Over the intervening years the Farm Stand at Petrol Station has grown into a Saturday morning destination for many people in the Garden Oaks, Oak Forest area and the surrounding subdivisions. It has become a gathering place where they can have a great cup of coffee, a breakfast taco and a conversation with their neighbors while they are shopping for food.

For a small market it offers a surprising diversity of products from a combination of regular and guest vendors with everything from Indian food to wooden spoons, but where it really shines is with the locally grown, better-than-organic produce.

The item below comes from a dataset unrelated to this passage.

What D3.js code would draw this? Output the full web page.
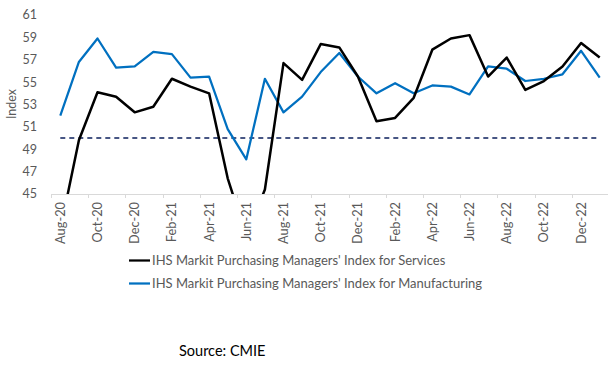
<!DOCTYPE html>
<html><head><meta charset="utf-8">
<script src="https://cdn.jsdelivr.net/npm/d3@7"></script>
<style>body{margin:0;background:#fff}svg{display:block}</style>
</head><body>
<svg id="c" width="609" height="366"></svg>
<script>
const months = ["Aug-20","Sep-20","Oct-20","Nov-20","Dec-20","Jan-21","Feb-21","Mar-21","Apr-21","May-21","Jun-21","Jul-21","Aug-21","Sep-21","Oct-21","Nov-21","Dec-21","Jan-22","Feb-22","Mar-22","Apr-22","May-22","Jun-22","Jul-22","Aug-22","Sep-22","Oct-22","Nov-22","Dec-22","Jan-23"];
const services = [41.8,49.8,54.1,53.7,52.3,52.8,55.3,54.6,54.0,46.4,41.2,45.4,56.7,55.2,58.4,58.1,55.5,51.5,51.8,53.6,57.9,58.9,59.2,55.5,57.2,54.3,55.1,56.4,58.5,57.2];
const manufacturing = [52.0,56.8,58.9,56.3,56.4,57.7,57.5,55.4,55.5,50.8,48.1,55.3,52.3,53.7,55.9,57.6,55.5,54.0,54.9,54.0,54.7,54.6,53.9,56.4,56.2,55.1,55.3,55.7,57.8,55.4];
const yTicks = [45,47,49,51,53,55,57,59,61];
const threshold = 50;
const seriesNames = ["IHS Markit Purchasing Managers' Index for Services","IHS Markit Purchasing Managers' Index for Manufacturing"];
const seriesColors = ["#000000","#0070C0"];

const svg = d3.select("#c");
const font = "Lato, 'Open Sans', sans-serif";
const x = d3.scaleBand().domain(months).range([51, 609]);
const y = d3.scaleLinear().domain([45, 61]).range([194, 15]);
const cx = d => x(d) + x.bandwidth()/2;

svg.append("defs").append("clipPath").attr("id","clip")
  .append("rect").attr("x",40).attr("y",0).attr("width",569).attr("height",194);

// Y axis labels
svg.append("g").selectAll("text").data(yTicks).join("text")
  .attr("x",37).attr("y",d=>y(d)).attr("dy","0.35em").attr("text-anchor","end")
  .attr("font-family",font).attr("font-size",12.5).attr("fill","#595959").text(d=>d);

svg.append("text").attr("transform","translate(16,104) rotate(-90)")
  .attr("text-anchor","middle").attr("font-family",font).attr("font-size",12.5)
  .attr("fill","#595959").text("Index");

// X axis
const xAxis = svg.append("g");
xAxis.append("line").attr("x1",51).attr("x2",608).attr("y1",194.5).attr("y2",194.5)
  .attr("stroke","#d9d9d9").attr("stroke-width",1);
const tickIdx = months.map((m,i)=>i).filter(i=>i%2===0);
xAxis.selectAll(".tk").data(tickIdx).join("line")
  .attr("x1",i=>Math.round(x(months[i]))+0.5).attr("x2",i=>Math.round(x(months[i]))+0.5)
  .attr("y1",194).attr("y2",198).attr("stroke","#d9d9d9");
xAxis.selectAll(".lb").data(tickIdx).join("text")
  .attr("transform",i=>`translate(${cx(months[i])+4.5},202) rotate(-90)`)
  .attr("text-anchor","end").attr("font-family",font).attr("font-size",12.8)
  .attr("fill","#595959").text(i=>months[i]);

// threshold dashed line
svg.append("line").attr("x1",cx(months[0])).attr("x2",cx(months[months.length-1]))
  .attr("y1",y(threshold)).attr("y2",y(threshold))
  .attr("stroke","#0B1F5C").attr("stroke-width",1.5).attr("stroke-dasharray","5,4");

const line = d3.line().x((d,i)=>cx(months[i])).y(d=>y(d));
const g = svg.append("g").attr("clip-path","url(#clip)");
g.append("path").datum(manufacturing).attr("d",line).attr("fill","none")
  .attr("stroke",seriesColors[1]).attr("stroke-width",2.25).attr("stroke-linejoin","round");
g.append("path").datum(services).attr("d",line).attr("fill","none")
  .attr("stroke",seriesColors[0]).attr("stroke-width",2.5).attr("stroke-linejoin","round");

// legend
const leg = svg.append("g");
[0,1].forEach(i=>{
  const ly = [260.5,283.5][i];
  leg.append("line").attr("x1",129).attr("x2",150).attr("y1",ly).attr("y2",ly)
    .attr("stroke",seriesColors[i]).attr("stroke-width",2.25);
  leg.append("text").attr("x",152).attr("y",ly).attr("dy","0.35em")
    .attr("font-family",font).attr("font-size",13).attr("fill","#595959").text(seriesNames[i]);
});

svg.append("text").attr("x",179).attr("y",351).attr("dy","0.35em")
  .attr("font-family",font).attr("font-size",14.5).attr("fill","#000").text("Source: CMIE");
</script>
</body></html>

The produce you will find at the Farm Stand will be riper than store-bought, much more recently picked and quite likely to be of varieties that can only be grown by a small farmer with their hands in the dirt. Expect to encounter caterpillar damage on the cabbage, dirt on the carrots and blemishes on the fruit, but the textures and flavors will make supermarket equivalents seem boring in comparison.

 

Cathy Sullivan selling farm-fresh eggs
Cathy Sullivan of Sullivan’s Happy Heart Family Farm is a fixture at the market, and she has a motto: “Healthy plants come from a balanced, healthy soil.” She has been practicing organic and sustainable methods for almost 20 years and, like most small farmers, she grows a wide variety of fruits and vegetables. Unlike the produce in the store, her crops are seasonal, picked at the perfect moment, rarely more than a day or two away from the soil or the tree where they grew, and are bursting with flavor. Cathy also sells the best eggs I have found in Houston, and not just chicken eggs; at some times of the year she will have duck and guinea fowl eggs too.
 
This is the season in Houston when the farm bounty is probably at its best. There will be the first of the cabbages, broccoli and winter greens like chard and kale. The root crops will be arriving too, with radishes, beets and—if the worms did not get them—sweet potatoes. However, what I have been waiting for most is the citrus season. The first of the lemons and limes are coming in, with oranges and Satsumas on the way, and maybe the Texas Ruby Red grapefruit will be ready before Christmas this year.
a real neighborhood market
So, come out and have breakfast, a cup of coffee and a chat. Try to bring a bunch of small bills, a reusable shopping bag and your sense of adventure.
 
Visit the Farm Stand at Petrol Station, 948 Wakefield St.; Houston 9am–1pm every Saturday that is not Christmas Day, rain or shine, and get a taste of Houston at its best.